When Richard is on air with presentation he handles his own audience level, and similarly when my music mix is on air I look after my audience level. Audience levels can make or break a music mix, so I tend to be quite protective of handling the audience as part of my music mix, but it also gives Richard a complete break while a live music number’s running. There are occasions when we overlap – but on the whole it’s either me or Richard who is on air at any one time.

Finally, with the immediate release of the live mixes to iTunes, Joe Adams has a small area with a couple of laptops to take my mix, put clean audience front and end, make sure it’s at digital peak, and render it out onto a labelled USB stick. This stick is whisked away and the track played to artist management and/or the label, and if approved it’s on sale on iTunes within minutes. It was this live-to-iTunes process that gave us over ten weeks at number one in the UK charts for Adele’s Someone Like You BRITs performance in 2011.

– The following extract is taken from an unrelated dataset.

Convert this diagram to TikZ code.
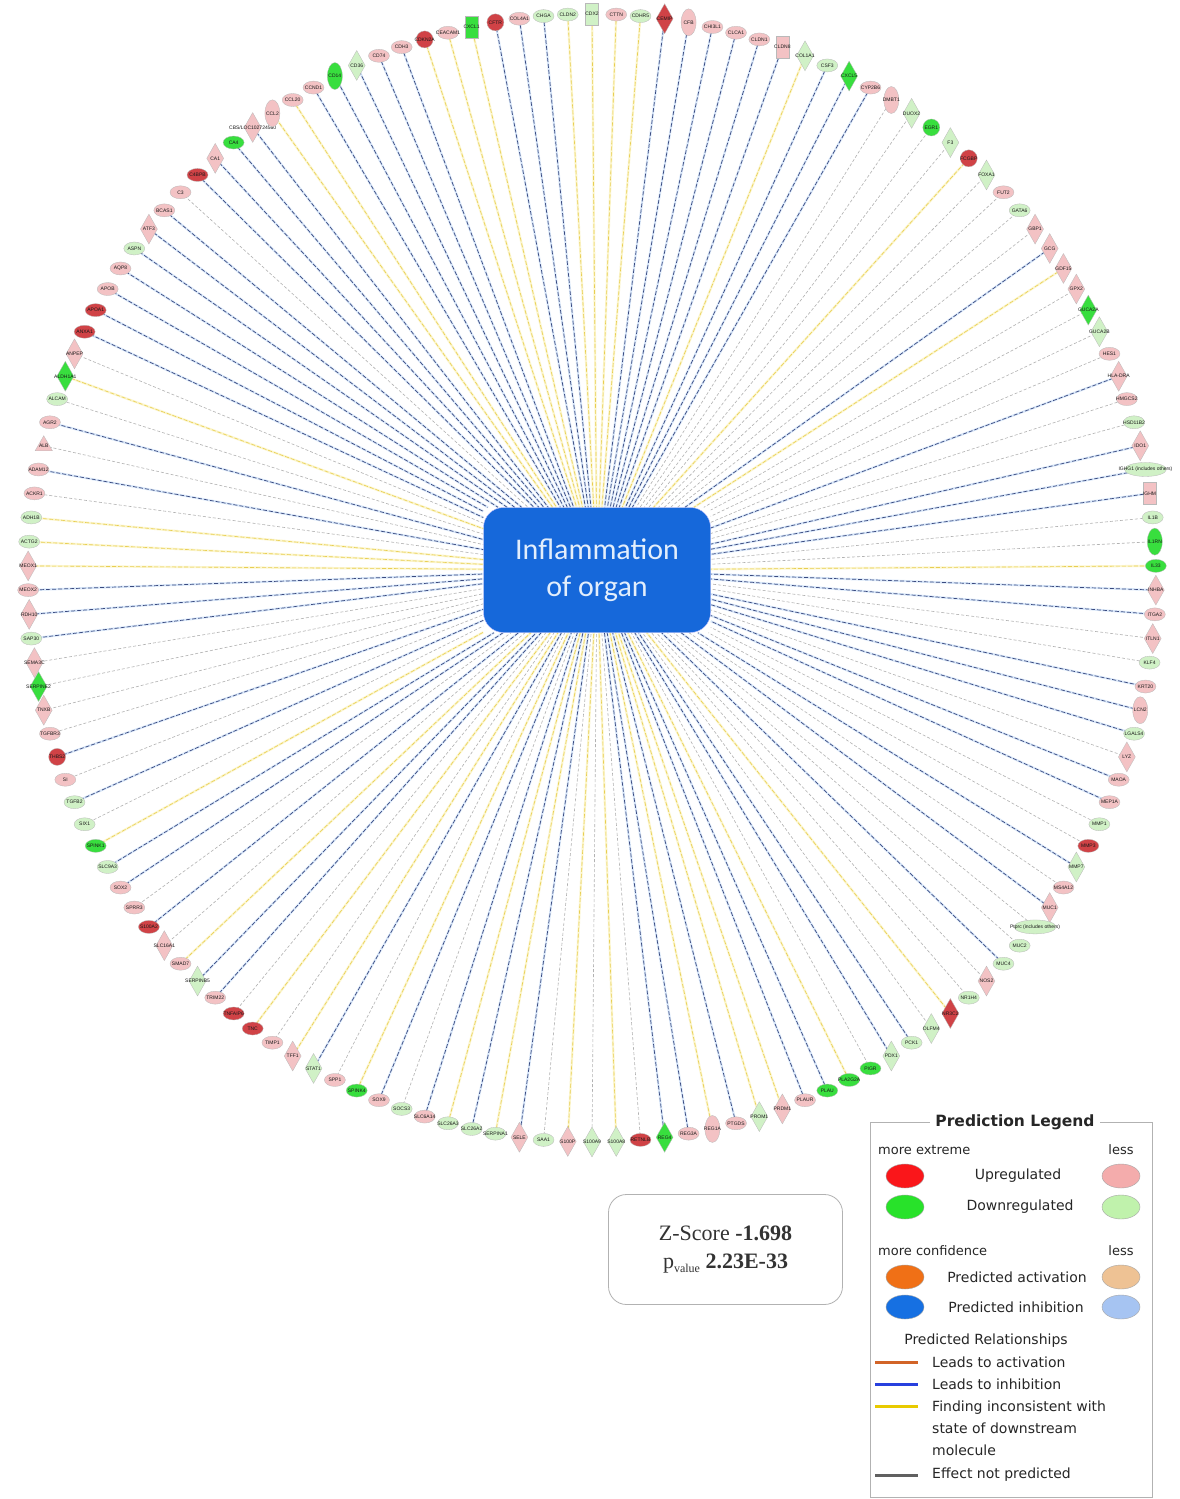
\documentclass[tikz,border=0pt]{standalone}
\usepackage{fontspec}
\setmainfont{Liberation Serif}
\newfontfamily\legfont{DejaVu Sans}
\newfontfamily\hubfont{Carlito}
\newfontfamily\genefont{Liberation Sans}
\usetikzlibrary{shapes.geometric,backgrounds}

\definecolor{upstrong}{RGB}{208,66,70}
\definecolor{uplight}{RGB}{243,194,196}
\definecolor{dnstrong}{RGB}{56,222,62}
\definecolor{dnlight}{RGB}{208,241,198}
\definecolor{hubblue}{RGB}{22,104,218}
\definecolor{inhdash}{RGB}{58,74,128}
\definecolor{inhglow}{RGB}{218,232,250}
\definecolor{incdash}{RGB}{232,206,82}
\definecolor{incglow}{RGB}{252,246,206}
\definecolor{lgred}{RGB}{250,22,26}
\definecolor{lgpink}{RGB}{244,172,172}
\definecolor{lggreen}{RGB}{40,226,42}
\definecolor{lglgreen}{RGB}{192,242,172}
\definecolor{lgorange}{RGB}{240,112,22}
\definecolor{lglorange}{RGB}{238,194,148}
\definecolor{lgblue}{RGB}{22,112,226}
\definecolor{lglblue}{RGB}{166,196,242}
\definecolor{relact}{RGB}{210,100,40}
\definecolor{relinh}{RGB}{40,64,222}
\definecolor{relinc}{RGB}{232,202,0}

\tikzset{
  gene/.style={draw=gray!55, line width=0.3pt, inner sep=0pt, text=black!90,
    font=\genefont\fontsize{5}{5}\selectfont},
  shE/.style={ellipse, minimum width=21pt, minimum height=13pt},
  shW/.style={ellipse, minimum width=42pt, minimum height=14pt},
  shV/.style={ellipse, minimum width=15pt, minimum height=27pt},
  shD/.style={diamond, minimum width=17pt, minimum height=30pt},
  shC/.style={circle, minimum size=17pt},
  shR/.style={rectangle, minimum width=13pt, minimum height=22pt},
  shT/.style={regular polygon, regular polygon sides=3, minimum size=20pt},
  upS/.style={fill=upstrong}, upL/.style={fill=uplight},
  dnS/.style={fill=dnstrong}, dnL/.style={fill=dnlight},
  inh/.style={preaction={draw=inhglow, line width=2.2pt}, draw=inhdash,
    dash pattern=on 4pt off 2pt, line width=0.7pt},
  inc/.style={preaction={draw=incglow, line width=2.2pt}, draw=incdash,
    dash pattern=on 4pt off 2pt, line width=0.6pt},
  nop/.style={draw=gray!60, dash pattern=on 3pt off 2pt, line width=0.6pt},
  hub/.style={fill=hubblue, draw=blue!25, rounded corners=20pt, minimum width=227pt,
    minimum height=125pt, align=center, text={rgb,255:red,226;green,238;blue,252},
    font=\hubfont\fontsize{30}{37}\selectfont},
  swatch/.style={ellipse, draw=gray!70, minimum width=38pt, minimum height=24pt, inner sep=0pt},
  lgtxt/.style={font=\legfont\fontsize{14}{22}\selectfont, text=black!85, inner sep=0pt},
  lgsmall/.style={font=\legfont\fontsize{13}{14}\selectfont, text=black!85, inner sep=0pt},
  rel/.style={line width=3pt}
}

\begin{document}
\begin{tikzpicture}[x=1pt,y=-1pt]
\useasboundingbox (0,0) rectangle (1180,1499);
\begin{pgfonlayer}{background}
  \fill[white] (0,0) rectangle (1180,1499);
\end{pgfonlayer}

\coordinate (ctr) at (592,578);
\node[hub] (hub) at (597,570) {Inflammation\\of organ};

% molecules round the ring, clockwise from the top
\foreach \lab/\sh/\col/\ed [count=\i] in {
  CDX2/shR/dnL/inc, CTTN/shE/upL/inc, CDHR5/shE/dnL/inc, CEMIP/shD/upS/inh,
  CFB/shV/upL/inh, CHI3L1/shE/upL/inh, CLCA1/shE/upL/inh, CLDN1/shE/upL/inh,
  CLDN8/shR/upL/inh, COL1A1/shD/dnL/inc, CSF3/shE/dnL/inh, CXCL5/shD/dnS/inh,
  CYP2B6/shE/upL/inh, DMBT1/shV/upL/nop, DUOX2/shD/dnL/nop, EGR1/shC/dnS/nop,
  F3/shD/dnL/nop, FCGBP/shC/upS/inc, FOXA1/shD/dnL/nop, FUT2/shE/upL/nop,
  GATA6/shE/dnL/nop, GBP1/shD/upL/nop, GCG/shD/upL/inh, GDF15/shD/upL/inc,
  GPX2/shD/upL/nop, GUCA2A/shD/dnS/nop, GUCA2B/shD/dnL/nop, HES1/shE/upL/nop,
  HLA-DRA/shD/upL/inh, HMGCS2/shE/upL/nop, HSD11B2/shE/dnL/nop, IDO1/shD/upL/inh,
  {IGHG1 (includes others)}/shW/dnL/inh, IGHM/shR/upL/inh, IL1B/shE/dnL/nop,
  IL1RN/shV/dnS/nop, IL33/shE/dnS/inc, INHBA/shD/upL/inh, ITGA2/shE/upL/inh,
  ITLN1/shD/upL/nop, KLF4/shE/dnL/nop, KRT20/shE/upL/inh, LCN2/shV/upL/inh,
  LGALS4/shE/dnL/inh, LYZ/shD/upL/nop, MAOA/shE/upL/inh, MEP1A/shE/upL/inh,
  MMP1/shE/dnL/nop, MMP3/shE/upS/nop, MMP7/shD/dnL/inh, MS4A12/shE/upL/nop,
  MUC1/shD/upL/inh, {Ptprc (includes others)}/shW/dnL/nop, MUC2/shE/dnL/nop,
  MUC4/shE/dnL/inh, NOS2/shD/upL/nop, NR1H4/shE/dnL/nop, NR3C2/shD/upS/inc,
  OLFM4/shD/dnL/nop, PCK1/shE/dnL/inh, PDX1/shD/dnL/inh, PIGR/shE/dnS/nop,
  PLA2G2A/shE/dnS/inc, PLAU/shE/dnS/inh, PLAUR/shE/upL/inh, PRDM1/shD/upL/inc,
  PROM1/shD/dnL/inc, PTGDS/shE/upL/inh, REG1A/shV/upL/inc, REG3A/shE/upL/inh,
  REG4/shD/dnS/inh, RETNLB/shE/upS/nop, S100A8/shD/dnL/inc, S100A9/shD/dnL/nop,
  S100P/shD/upL/inc, SAA1/shE/dnL/nop, SELE/shD/upL/inh, SERPINA1/shE/dnL/inc,
  SLC26A2/shE/dnL/inh, SLC26A3/shE/dnL/inc, SLC6A14/shE/upL/inh, SOCS3/shE/dnL/nop,
  SOX9/shE/upL/inh, SPINK4/shE/dnS/inc, SPP1/shE/upL/nop, STAT1/shD/dnL/inh,
  TFF1/shD/upL/inc, TIMP1/shE/upL/nop, TNC/shE/upS/inc, TNFAIP6/shE/upS/nop,
  TRIM22/shE/upL/inh, SERPINB5/shD/dnL/inh, SMAD7/shE/upL/inc, SLC16A1/shD/upL/nop,
  S100A2/shE/upS/inh, SPRR3/shE/upL/nop, SOX2/shE/upL/inh, SLC9A3/shE/dnL/inh,
  SPINK1/shE/dnS/inc, SIX1/shE/dnL/nop, TGFB2/shE/dnL/inh, SI/shE/upL/nop,
  THBS2/shC/upS/inh, TGFBR3/shE/upL/nop, TNXB/shD/upL/nop, SERPINE2/shD/dnS/nop,
  SEMA3C/shD/upL/nop, SAP30/shE/dnL/inh, RDH10/shD/upL/inh, MEOX2/shE/upL/inh,
  MEOX1/shD/upL/inc, ACTG2/shE/dnL/inc, ADH1B/shE/dnL/inc, ACKR1/shE/upL/nop,
  ADAM12/shE/upL/inh, ALB/shT/upL/nop, AGR2/shE/upL/inh, ALCAM/shE/dnL/nop,
  ALDH1A1/shD/dnS/inc, ANPEP/shD/upL/nop, ANXA1/shE/upS/inh, APOA1/shE/upS/inh,
  APOB/shE/upL/inh, AQP8/shE/upL/inh, ASPN/shE/dnL/inh, ATF3/shD/upL/inh,
  BCAS1/shE/upL/inh, C3/shE/upL/nop, C4BPB/shE/upS/inh, CA1/shD/upL/inh,
  CA4/shE/dnS/inh, {CBS/LOC102724560}/shD/upL/inh, CCL2/shV/upL/inc, CCL20/shE/upL/inc,
  CCND1/shE/upL/inh, CD14/shV/dnS/inh, CD36/shD/dnL/inh, CD74/shE/upL/inh,
  CDH3/shE/upL/inh, CDKN2A/shC/upS/inc, CEACAM1/shE/upL/inc, CXCL1/shR/dnS/inc,
  CFTR/shC/upS/inh, COL4A1/shE/upL/inh, CHGA/shE/dnL/inh, CLDN2/shE/dnL/inc} {
  \pgfmathsetmacro\ang{90-(\i-1)*2.46575}
  \node[gene,\sh,\col] (g\i) at ([shift={(\ang:564pt)}]ctr) {\makebox[0pt]{\lab}};
  \begin{pgfonlayer}{background}
    \draw[\ed] (g\i.center) -- (hub);
  \end{pgfonlayer}
}

% score box
\node[draw=gray!60, line width=0.8pt, rounded corners=18pt, minimum width=234pt,
  minimum height=110pt, align=center, text=black!80, font=\fontsize{22}{28}\selectfont]
  (zbox) at (725.5,1249.5)
  {Z-Score \textbf{-1.698}\\p\raisebox{-4pt}{\fontsize{12}{12}\selectfont value}~\textbf{2.23E-33}};

% legend
\node[draw=gray!60, line width=0.8pt, minimum width=282pt, minimum height=375pt] (legend) at (1011,1309.5) {};
\node[fill=white, inner xsep=5pt, inner ysep=2pt, text=black!85,
  font=\legfont\bfseries\fontsize{15.5}{16}\selectfont] (lgtitle) at (1015,1122) {Prediction Legend};

\node[lgsmall, anchor=west] (extreme) at (878,1150) {more extreme};
\node[lgsmall] (less1) at (1121,1150) {less};
\node[swatch, fill=lgred] (upS) at (905,1176) {};
\node[swatch, fill=lgpink] (upL) at (1121,1176) {};
\node[lgtxt] (upt) at (1018,1176) {Upregulated};
\node[swatch, fill=lggreen] (dnS) at (905,1207) {};
\node[swatch, fill=lglgreen] (dnL) at (1121,1207) {};
\node[lgtxt] (dnt) at (1020,1207) {Downregulated};

\node[lgsmall, anchor=west] (confid) at (878,1251) {more confidence};
\node[lgsmall] (less2) at (1121,1251) {less};
\node[swatch, fill=lgorange] (actS) at (905,1277) {};
\node[swatch, fill=lglorange] (actL) at (1121,1277) {};
\node[lgtxt] (actt) at (1017,1277) {Predicted activation};
\node[swatch, fill=lgblue] (inhS) at (905,1307) {};
\node[swatch, fill=lglblue] (inhL) at (1121,1307) {};
\node[lgtxt] (inht) at (1016,1307) {Predicted inhibition};

\node[lgtxt] (relhead) at (986,1341) {Predicted Relationships};
\node[lgtxt, anchor=west] (lbact) at (932,1362) {Leads to activation};
\node[lgtxt, anchor=west] (lbinh) at (932,1384) {Leads to inhibition};
\node[lgtxt, anchor=west, align=left] (lbinc) at (932,1428)
  {Finding inconsistent with\\state of downstream\\molecule};
\node[lgtxt, anchor=west] (lbnop) at (932,1475) {Effect not predicted};
\draw[rel, relact] ([xshift=-57pt]lbact.west) -- ([xshift=-14pt]lbact.west);
\draw[rel, relinh] ([xshift=-57pt]lbinh.west) -- ([xshift=-14pt]lbinh.west);
\draw[rel, relinc] ([xshift=-57pt,yshift=22pt]lbinc.west) -- ([xshift=-14pt,yshift=22pt]lbinc.west);
\draw[rel, gray!75!black] ([xshift=-57pt]lbnop.west) -- ([xshift=-14pt]lbnop.west);
\end{tikzpicture}
\end{document}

We rehearse for two days, with the first artists rehearsing on Monday afternoon, and a final dress-run on Wednesday afternoon, before we’re live-to-air on Wednesday evening. That’s a familiar schedule for a multi-artist show like this, and one which is replicated on many shows world-wide.

This coming Wednesday, March 6th, it’s on to Comic Relief with Russell Brand at Wembley. This is a slightly tighter schedule, no final dress-rehearsal and a few less people on the team. I guess you need to like a challenge if you work in live television!

If I am invited, next year will be my 20th BRIT Awards. Something to celebrate? Most definitely!